Coronavirus «Ich habe keine Angst»: Wie eine Chinesin die Epidemie erlebt

Von Gil Bieler

29.1.2020

Das Zentrum der Epidemie liegt ganze zwölf Autostunden entfernt, doch wirkt sich das Coronavirus auch auf das Leben in Shenzhen aus. Eine IT-Angestellte erzählt «Bluewin» von den Folgen für ihren Alltag.

Eigentlich hatte Crystal Reisepläne. Die IT-Angestellte aus Shenzhen, ganz im Süden Chinas, wollte die Feiertage nach dem chinesischen Neujahr dazu nutzen, um in den Norden des Riesenreiches zu fliegen. In die Innere Mongolei sollte es gehen, wie sie im Chat mit «Bluewin» erklärt. Sie habe sich schon auf den Schnee gefreut.

Doch das Coronavirus machte ihr einen Strich durch die Rechnung. Dessen Ursprungsherd liegt zwar in Wuhan, rund 1'000 Kilometer von Crystals Heimatstadt entfernt. Und dennoch wurden drei Tage vor dem geplanten Abflug auch in Shenzhen erste Vorsichtsmassnahmen erlassen. Die 31-Jährige cancelte deshalb schweren Herzens ihren Flug.

Keine Angst

«Angst habe ich nicht», meint Crystal. Höchstens ein klein wenig besorgt sei sie. «Nicht wegen mir selber, aber ich mag es nicht, wenn mein Land in Schwierigkeiten steckt.» Für die Menschen in der am stärksten betroffenen Provinz Hubei sei die Situation bestimmt belastend. Dort wurden am Mittwoch 25 neue Todesfälle durch Infektionen mit dem Coronavirus bestätigt; insgesamt stieg die Zahl der Todesfälle in China damit auf 131.

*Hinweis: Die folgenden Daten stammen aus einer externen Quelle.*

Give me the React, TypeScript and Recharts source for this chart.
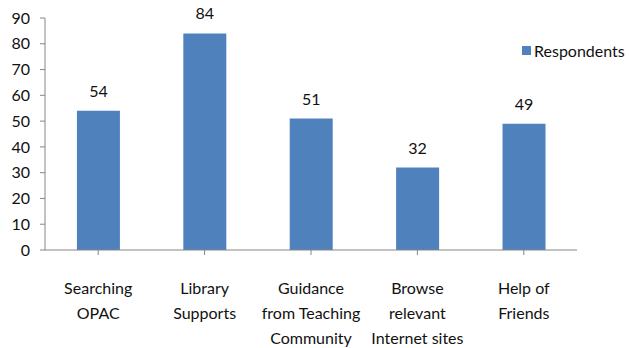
import React from "react";
import { BarChart, Bar, XAxis, YAxis, Legend, LabelList } from "recharts";

const categories = [
  ["Searching", "OPAC"],
  ["Library", "Supports"],
  ["Guidance", "from Teaching", "Community"],
  ["Browse", "relevant", "Internet sites"],
  ["Help of", "Friends"],
];
const respondents = [54, 84, 51, 32, 49];
const yTicks = [0, 10, 20, 30, 40, 50, 60, 70, 80, 90];

const data = categories.map((c, i) => ({
  name: c.join("\n"),
  Respondents: respondents[i],
}));

const FONT = "Lato, 'Open Sans', sans-serif";

const XTick = (props: any) => {
  const { x, y, payload } = props;
  const lines = String(payload.value).split("\n");
  return (
    <g transform={`translate(${x},${y})`}>
      {lines.map((l, i) => (
        <text
          key={i}
          x={0}
          y={37 + i * 25}
          textAnchor="middle"
          fontSize={16}
          fontFamily={FONT}
          fill="#111"
        >
          {l}
        </text>
      ))}
    </g>
  );
};

const LegendContent = (props: any) => {
  const { payload } = props;
  return (
    <div style={{ fontFamily: FONT, fontSize: 16, whiteSpace: "nowrap" }}>
      {(payload || []).map((p: any, i: number) => (
        <div key={i} style={{ display: "flex", alignItems: "center" }}>
          <span
            style={{
              display: "inline-block",
              width: 9,
              height: 9,
              background: p.color,
              marginRight: 3,
            }}
          />
          <span style={{ color: "#111" }}>{p.value}</span>
        </div>
      ))}
    </div>
  );
};

export default function App() {
  return (
    <div style={{ position: "absolute", left: 0, top: 0, background: "#fff" }}>
      <BarChart
        width={629}
        height={348}
        data={data}
        margin={{ top: 18, right: 52, left: 0, bottom: 0 }}
        barCategoryGap="30%"
      >
        <XAxis
          dataKey="name"
          height={98}
          interval={0}
          tick={<XTick />}
          tickSize={5}
          axisLine={{ stroke: "#868686" }}
          tickLine={{ stroke: "#868686" }}
        />
        <YAxis
          width={45}
          domain={[0, 90]}
          ticks={yTicks}
          interval={0}
          tickSize={5}
          tickMargin={10}
          axisLine={{ stroke: "#868686" }}
          tickLine={{ stroke: "#868686" }}
          tick={{ fontSize: 16, fontFamily: FONT, fill: "#111" }}
        />
        <Legend
          layout="vertical"
          verticalAlign="middle"
          align="center"
          content={<LegendContent />}
          wrapperStyle={{
            position: "absolute",
            left: 522,
            top: 41,
            width: 106,
          }}
        />
        <Bar dataKey="Respondents" fill="#4F81BD" isAnimationActive={false}>
          <LabelList
            dataKey="Respondents"
            position="top"
            offset={14}
            style={{ fontSize: 16, fontFamily: FONT, fill: "#111" }}
          />
        </Bar>
      </BarChart>
    </div>
  );
}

In Shenzhen bleibt es vorerst bei Empfehlungen der Behörden. Die Menschen werden dazu angehalten, daheim zu bleiben und gut auf sich zu achten. Man dürfe aber nach wie vor nach draussen gehen, und auch die Läden hätten geöffnet. Doch Crystal bleibt meist zuhause. Sie wolle nicht unnötig lange durch die Schutzmaske atmen, ohne wolle sie aber nicht vor die Tür. «Ich will andere Leute nicht beunruhigen.»

Ausserdem sei es nicht ganz leicht, sich Schutzmasken zu besorgen. Für 15 Stück habe sie zuletzt umgerechnet 9.40 Franken bezahlt. Sie habe gehört, dass manche Händler überrissene Preise verlangen, doch die Regierung der Provinz Guangdong gehe strikt dagegen vor. Die Leute sollten Läden mit Wucherpreisen melden.

Menschenleere Strassen

Wegen des Ausbruchs des Coronavirus verlängern sich auch Crystals Neujahrsferien. Sie könne wohl frühestens am 9. Februar wieder arbeiten gehen. Was für Schweizer Ohren angenehmer klingen mag, als es sei: Sie habe genug vom Daheimhocken. Als «Bluewin» sie erreicht, geht sie gerade spazieren, Sonne tanken – es habe aber nicht viele Leute auf den Strassen.

Crystal ist zuversichtlich, dass die chinesischen Behörden die Krankheit in den Griff bekämen. Auch Freunde von ihr in der am meisten betroffenen Provinz Hubei blieben ruhig und zuversichtlich. Crystal ist sich sicher: «Wir werden dieses Virus bald besiegen.»

Immerhin: Am Mittwoch wurde bekannt, dass ein Team australischer Wissenschafter erstmals die Reproduktion des Coronavirus im Labor gelungen ist. Dieser Schritt könnte dazu beitragen, die globale Ausbreitung der Krankheit zu bekämpfen.